Отрезвлением от антисталинской эйфории стали для студентов филологического факультета МГУ события в Венгрии, начавшиеся 23 октября 1956 года. В ночь на 24 октября, день рождения Венедикта Ерофеева, в Будапешт были введены около шести тысяч военнослужащих Советской армии, 200 танков, 120 БТР, 150 орудий. Что произошло в этот день в самом центре Москвы, напротив Кремля, рассказано в летописи жизни и творчества Венедикта Ерофеева, опубликованной в первом номере историко-краеведческого альманаха «Живая Арктика» за 2005 год: «Первый бунт в соцлагере. Такой подарок ко дню рождения. И на это событие нельзя было не отреагировать. Первокурсники филфака решили организовать свой протест. Они встали группой около входа в столовую и никого не пускали. И все как бы согласились – сегодня бойкот столовой. Но где это? Это в Москве, в МГУ! Но тут на обед начали приходить китайские студенты. Они шли плотной стеной. Забастовщики начали молотить китайцев по головам сумками, книжками. Но китайцы, по-китайски настойчиво, шли, шли, и шли... и в конце концов дошли до раздачи. А в настенной газете “Вестник МГУ” выступила Наталья Горбаневская, очень активный тогда комсомольский лидер. И Горбаневская написала, что это ужасно, это отвратительно, что был организован бойкот столовой, что это, мол, гадость какая-то. Ей вторил и Никита Хрущев, который о событиях в МГУ сказал на одном из совещаний с работниками просвещения, что “некоторые тут, когда мы решаем проблемы социалистического лагеря, вместо того, чтобы хорошо учиться, устраивают вот такие вот, понимаете, непонятно что... выкрутасы, а сало, понимаете, русское едят...” и т. д. Возможно, эта эм-гэ-ушная забастовка была одним из самых первых политических переживаний у Венедикта и навсегда отучила его от активных политических действий. <...> И снова хочется вспомнить Наталью Горбаневскую, но уже через 12 лет – в 1968 году, когда бывшая убеждённая комсомолка вышла на Красную площадь защищать свободу чехов. А прививочку-то ей сделали филфаковцы 55 года»11.
В середине 1950-х годов учёные возвращались из мест заключения и ссылок к прерванной на много лет научной деятельности, иногда в те же самые институты.

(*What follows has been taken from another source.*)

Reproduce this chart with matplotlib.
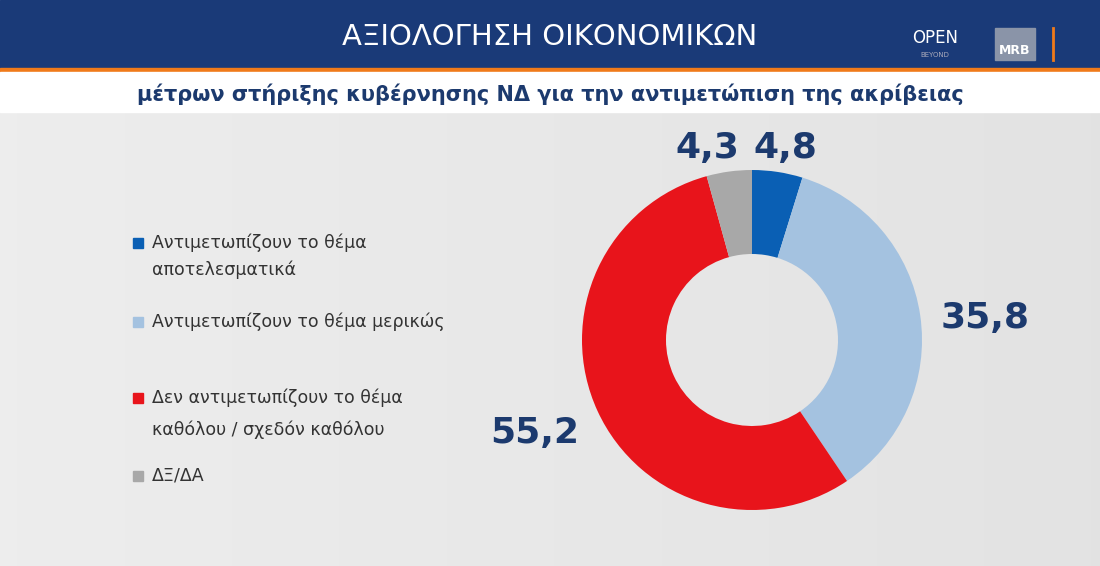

Парадокс заключался в том, что из одной кассы, случалось, получали зарплату люди, писавшие на своих коллег доносы, и жертвы этих доносов. Так было, например, в Институте мировой литературы им. А. М. Горького АН СССР (НМЛ И), где состоял на службе Яков Эльсберг, известный стукач, «историческое лицо с мрачной репутацией». Так его назвал работающий с ним в конце 1950-х годов над трёхтомником «Теория литературы» Дмитрий Урнов, литературовед и критик. Это был впечатляющий пример советской академической учтивости. И от мерзавца чуть-чуть отодвинуться, и в грязь его мордой не окунуть. Да и не стоит грубо обходиться с таким человеком – всё-таки историческая фигура!
Ох, как любят говорить умно и витиевато многие мои коллеги-литературоведы! Как тут опять не вспомнить Оскара Уайльда: «Люди, говорящие умно, подобны бьющим камни на дороге: они засыпают вас осколками и пылью»12.
Знать не хотел того маститый критик и литературовед, что тигру и трепетной лани трудно ужиться друг с другом. Особенно когда они помещены в одну клетку. По представлению Дмитрия Урнова, как я понял в результате многолетнего с ним общения в ИМЛИ, чувство свободы хранится у человека на донышке души, то есть в некотором заточении и подальше от посторонних глаз.
Так думали тогда многие свободомыслящие и осторожные люди, читая стихотворение Фёдора Тютчева «Silentium». Они не принимали во внимание, что в таком герметичном состоянии свобода обязательно задохнётся. А ведь затхлой и заплесневелой свободы в природе не существует. Недаром происходят революции, во время которых мир людей на короткое время распахивается настежь. За этот свежий воздух, как свидетельствует история, приходится дорого платить.
Для объяснения подобной трактовки моими современниками смысла стихотворения поясню ситуацию в родном отечестве цитатой из неизданных «Записных книжек» Венедикта Ерофеева 1979—1980 годов: «Любопытные сведения из последней русской истории: в 1932 г. была объявлена “безбожная пятилетка”, планировалось к 1936 г. закрыть последнюю церковь, а к 1937 г. – добиться того, чтобы имя Бога в нашей стране не произносилось»13.
Со своей стороны добавлю, что в январе 1959 года с трибуны внеочередного XXI съезда КПСС Н. С. Хрущев обещал показать в 1975 году по телевизору, за пять лет до наступления обещанного им коммунизма, последнего советского попа. С этого года по всей стране началось массовое закрытие церковных приходов и монастырей. Главная установка того времени: двух богов быть не может. Либо вы верите в Бога, либо в Партию. Место Бога для миллионов советских людей занял Генеральный секретарь коммунистической партии Советского Союза.
Надо признать, что при Леониде Ильиче Брежневе вакханалия закрытия церквей и приходов значительно сократила свои масштабы.